Two elements are of fundamental value to that distancing à la Kaurismäki: on the one hand, strict directing of a staple group of actors including names such as Matti Pellonpää, Kati Outinen and Elina Salo, amongst others (“the performers are never puppets, they are flesh and blood, but I do not want them to shake their hands about all the time as if they were a windmill. The magic of film is between the camera and the actor’s eyes”); and on the other, expressive directing of photography by Timo Salminen, who is often unnaturally present to underline certain aspects of each story. Besides his Finnish films (the two aforementioned trilogies, for example, but also the wild comedies about the extravagant and funny Leningrad Cowboys group), Kaurismäki’s work opened naturally onto other stages in Europe during the nineties: he filmed in the United Kingdom, with Jean-Pierre Léaud in the starring role of I Hired a Contract Killer (1990); in France: La vie de Bohème (The Bohemian Life, 1992) about the work of Henri Murger, and explicitly not about the Puccini opera; and in Portugal, where he spends the most of the year: the short films Bico (2004) and O tasqueiro (2012).
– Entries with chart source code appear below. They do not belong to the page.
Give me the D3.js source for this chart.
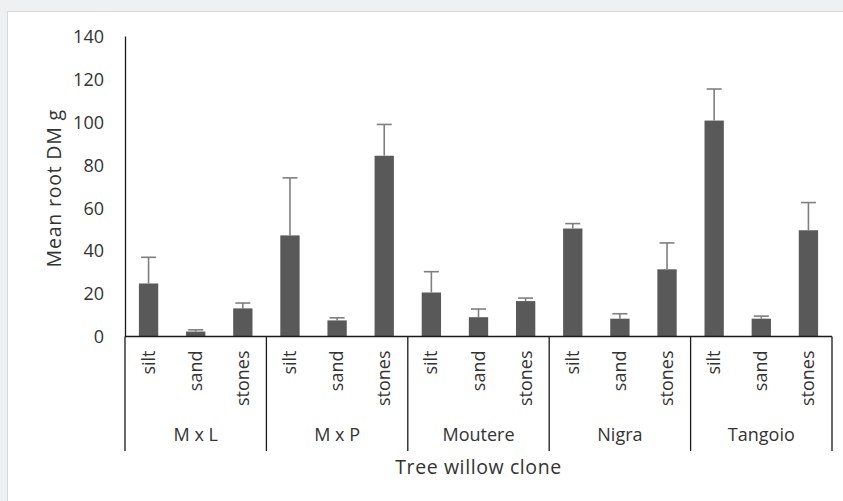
<!DOCTYPE html>
<html><head><meta charset="utf-8">
<script src="https://cdn.jsdelivr.net/npm/d3@7"></script>
<style>
html,body{margin:0;padding:0;background:#eff0f2;}
svg{display:block;}
text{font-family:"Open Sans","Noto Sans",sans-serif;fill:#333;}
</style></head>
<body>
<svg id="chart" width="843" height="501"></svg>
<script>
const clones = ["M x L", "M x P", "Moutere", "Nigra", "Tangoio"];
const substrates = ["silt", "sand", "stones"];
const meanSilt   = [24.7, 47.1, 20.5, 50.3, 100.6];
const meanSand   = [2.3, 7.5, 9.0, 8.3, 8.3];
const meanStones = [13.1, 84.2, 16.5, 31.3, 49.5];
const upperSilt   = [36.9, 73.9, 30.2, 52.6, 115.3];
const upperSand   = [3.1, 8.7, 12.8, 10.6, 9.5];
const upperStones = [15.6, 98.8, 17.9, 43.6, 62.4];
const yTicks = [0, 20, 40, 60, 80, 100, 120, 140];

const rows = [];
clones.forEach((c, i) => {
  rows.push({clone: c, sub: "silt", v: meanSilt[i], u: upperSilt[i]});
  rows.push({clone: c, sub: "sand", v: meanSand[i], u: upperSand[i]});
  rows.push({clone: c, sub: "stones", v: meanStones[i], u: upperStones[i]});
});

const svg = d3.select("#chart");
// chart area (white panel)
svg.append("rect").attr("x", 7.5).attr("y", 11.5).attr("width", 850).attr("height", 500)
  .attr("fill", "#fff").attr("stroke", "#d9d9d9").attr("stroke-width", 1);

const x0 = 125, x1 = 832, yBase = 336.5, yTop = 36, yBottom = 451;
const gx = d3.scaleBand().domain(clones).range([x0, x1]).padding(0);
const sx = d3.scaleBand().domain(substrates).range([0, gx.bandwidth()]).padding(0);
const y = d3.scaleLinear().domain([0, 140]).range([yBase, yTop]);
const barW = sx.bandwidth() * 0.41;

const g = svg.append("g");

// y axis
const yAxis = d3.axisLeft(y).tickValues(yTicks).tickSize(0).tickPadding(21);
const ya = g.append("g").attr("transform", `translate(${x0},0)`).call(yAxis);
ya.select(".domain").attr("stroke", "#1a1a1a").attr("stroke-width", 1.3);
ya.selectAll("text").style("font-size", "18px").attr("fill", "#333").attr("dy", "0.35em")
  .style("font-family", '"Open Sans","Noto Sans",sans-serif');

// bars
g.selectAll("rect.bar").data(rows).enter().append("rect").attr("class", "bar")
  .attr("x", d => gx(d.clone) + sx(d.sub) + sx.bandwidth() / 2 - barW / 2)
  .attr("y", d => y(d.v))
  .attr("width", barW)
  .attr("height", d => y(0) - y(d.v))
  .attr("fill", "#595959");

// error bars
const eb = g.selectAll("g.err").data(rows).enter().append("g").attr("class", "err");
eb.append("line")
  .attr("x1", d => gx(d.clone) + sx(d.sub) + sx.bandwidth() / 2)
  .attr("x2", d => gx(d.clone) + sx(d.sub) + sx.bandwidth() / 2)
  .attr("y1", d => y(d.v)).attr("y2", d => y(d.u))
  .attr("stroke", "#7f7f7f").attr("stroke-width", 1.6);
eb.append("line")
  .attr("x1", d => gx(d.clone) + sx(d.sub) + sx.bandwidth() / 2 - 7.5)
  .attr("x2", d => gx(d.clone) + sx(d.sub) + sx.bandwidth() / 2 + 7.5)
  .attr("y1", d => y(d.u)).attr("y2", d => y(d.u))
  .attr("stroke", "#7f7f7f").attr("stroke-width", 1.6);

// x axis baseline
g.append("line").attr("x1", x0).attr("x2", x1).attr("y1", yBase).attr("y2", yBase)
  .attr("stroke", "#1a1a1a").attr("stroke-width", 1.3);

// group dividers
const bounds = clones.map(c => gx(c)).concat([x1]);
g.selectAll("line.div").data(bounds).enter().append("line").attr("class", "div")
  .attr("x1", d => d).attr("x2", d => d).attr("y1", yBase).attr("y2", yBottom)
  .attr("stroke", "#1a1a1a").attr("stroke-width", 1.3);

// substrate labels
g.selectAll("text.sub").data(rows).enter().append("text").attr("class", "sub")
  .attr("transform", d => `translate(${gx(d.clone) + sx(d.sub) + sx.bandwidth() / 2 + 6},${yBase + 14}) rotate(-90)`)
  .attr("text-anchor", "end")
  .style("font-size", "18px")
  .text(d => d.sub);

// clone labels
g.selectAll("text.clone").data(clones).enter().append("text").attr("class", "clone")
  .attr("x", d => gx(d) + gx.bandwidth() / 2).attr("y", 441)
  .attr("text-anchor", "middle").style("font-size", "18px")
  .text(d => d);

// axis titles
g.append("text").attr("x", (x0 + x1) / 2).attr("y", 474).attr("text-anchor", "middle")
  .style("font-size", "19.5px").style("letter-spacing", "0.6px").text("Tree willow clone");
g.append("text").attr("transform", `translate(61,${(yTop + yBase) / 2 + 2}) rotate(-90)`)
  .attr("text-anchor", "middle").style("font-size", "19.5px").style("letter-spacing", "0.8px")
  .text("Mean root DM g");
</script>
</body></html>
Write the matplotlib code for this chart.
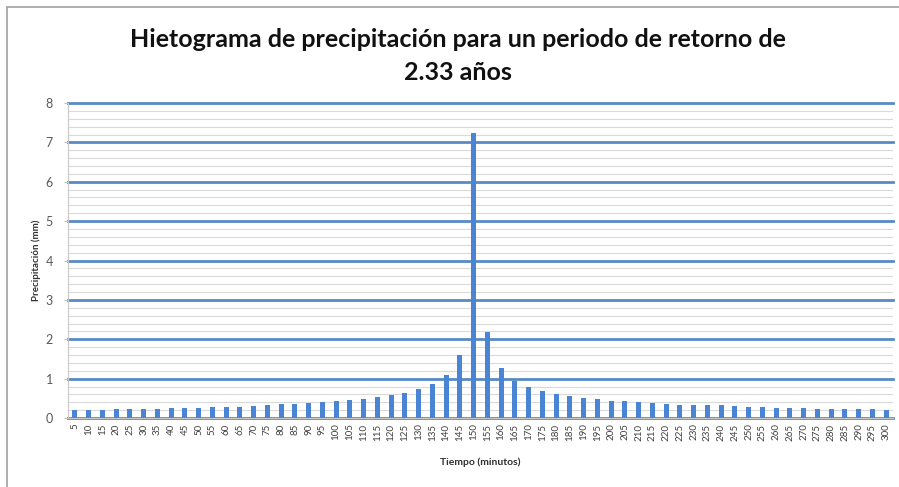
import matplotlib.pyplot as plt
import numpy as np
from matplotlib.patches import Rectangle

minutos = list(range(5, 305, 5))
precip = [0.20, 0.20, 0.21, 0.22, 0.22, 0.23, 0.24, 0.25, 0.25, 0.26,
          0.27, 0.28, 0.29, 0.30, 0.32, 0.35, 0.36, 0.38, 0.41, 0.42,
          0.45, 0.48, 0.53, 0.58, 0.64, 0.74, 0.87, 1.09, 1.60, 7.25,
          2.18, 1.26, 0.95, 0.78, 0.68, 0.61, 0.56, 0.51, 0.47, 0.44,
          0.42, 0.40, 0.38, 0.36, 0.34, 0.33, 0.33, 0.32, 0.31, 0.29,
          0.27, 0.26, 0.25, 0.25, 0.24, 0.24, 0.22, 0.22, 0.22, 0.21]
etiquetas = [str(m) for m in minutos]

titulo = 'Hietograma de precipitación para un periodo de retorno de\n2.33 años'

plt.rcParams['font.family'] = ['Lato', 'DejaVu Sans']

fig = plt.figure(figsize=(8.99, 4.87), dpi=100)
ax = fig.add_axes([68/899, 1 - 418/487, 825/899, 315/487])

x = np.arange(len(minutos))
ax.bar(x, precip, width=0.38, color='#4A84D4', zorder=3)

ax.set_xlim(-0.5, len(minutos) - 0.5)
ax.set_ylim(0, 8)
ax.set_yticks(range(0, 9))
ax.set_yticks(np.arange(0, 8.01, 0.2), minor=True)
ax.grid(axis='y', which='major', color='#5A8AC6', linewidth=2.0, zorder=1)
ax.grid(axis='y', which='minor', color='#DADADA', linewidth=0.8, zorder=0)
for gl in ax.get_ygridlines():
    gl.set_clip_on(False)
ax.set_xticks(x)
ax.set_xticklabels(etiquetas, rotation=90, fontsize=7, color='#404040')
ax.tick_params(axis='x', length=0, pad=4)
ax.tick_params(axis='y', which='major', length=3, color='#BFBFBF', labelsize=9,
               labelcolor='#595959', pad=8)
ax.tick_params(axis='y', which='minor', length=0)

for s in ['top', 'right']:
    ax.spines[s].set_visible(False)
ax.spines['left'].set_color('#C8C8C8')
ax.spines['bottom'].set_color('#C8C8C8')
ax.spines['bottom'].set_zorder(2)

ax.set_xlabel('Tiempo (minutos)', fontsize=7.5, fontweight='bold', color='#303030', labelpad=12)
ax.set_ylabel('Precipitación (mm)', fontsize=7, fontweight='bold', color='#303030', labelpad=3)

fig.text(458/899, 1 - 56/487, titulo, ha='center', va='center', fontsize=18,
         fontweight='bold', linespacing=1.5, color='#111111')

fig.patches.append(Rectangle((7/899, -0.1), 1.2, 1 - 7/487 + 0.1, transform=fig.transFigure,
                             fill=False, edgecolor='#A0A0A0', linewidth=1.2))

fig.savefig('out.png', dpi=100)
Last point. In response to misfortune, the other great key to Kaurismäki’s work is optimism. At least a certain courageous spirit that ends up taking hold of the downtrodden stars of his films, who are always ready to listen to a tango or a rock song to get the most out of each drop of life. The director says “I don’t want to spread my pessimism in the films”, and that is how we can understand the end of his last fictional feature film to date: Le Havre (id., 2011), filmed once again in France and with the Marcel Marx (André Wilms) of La vie de Bohème turned into a poor great-heart shoe shiner. The urgent political content —barely concealed on this occasion— does not cast a shadow over the universality of its message.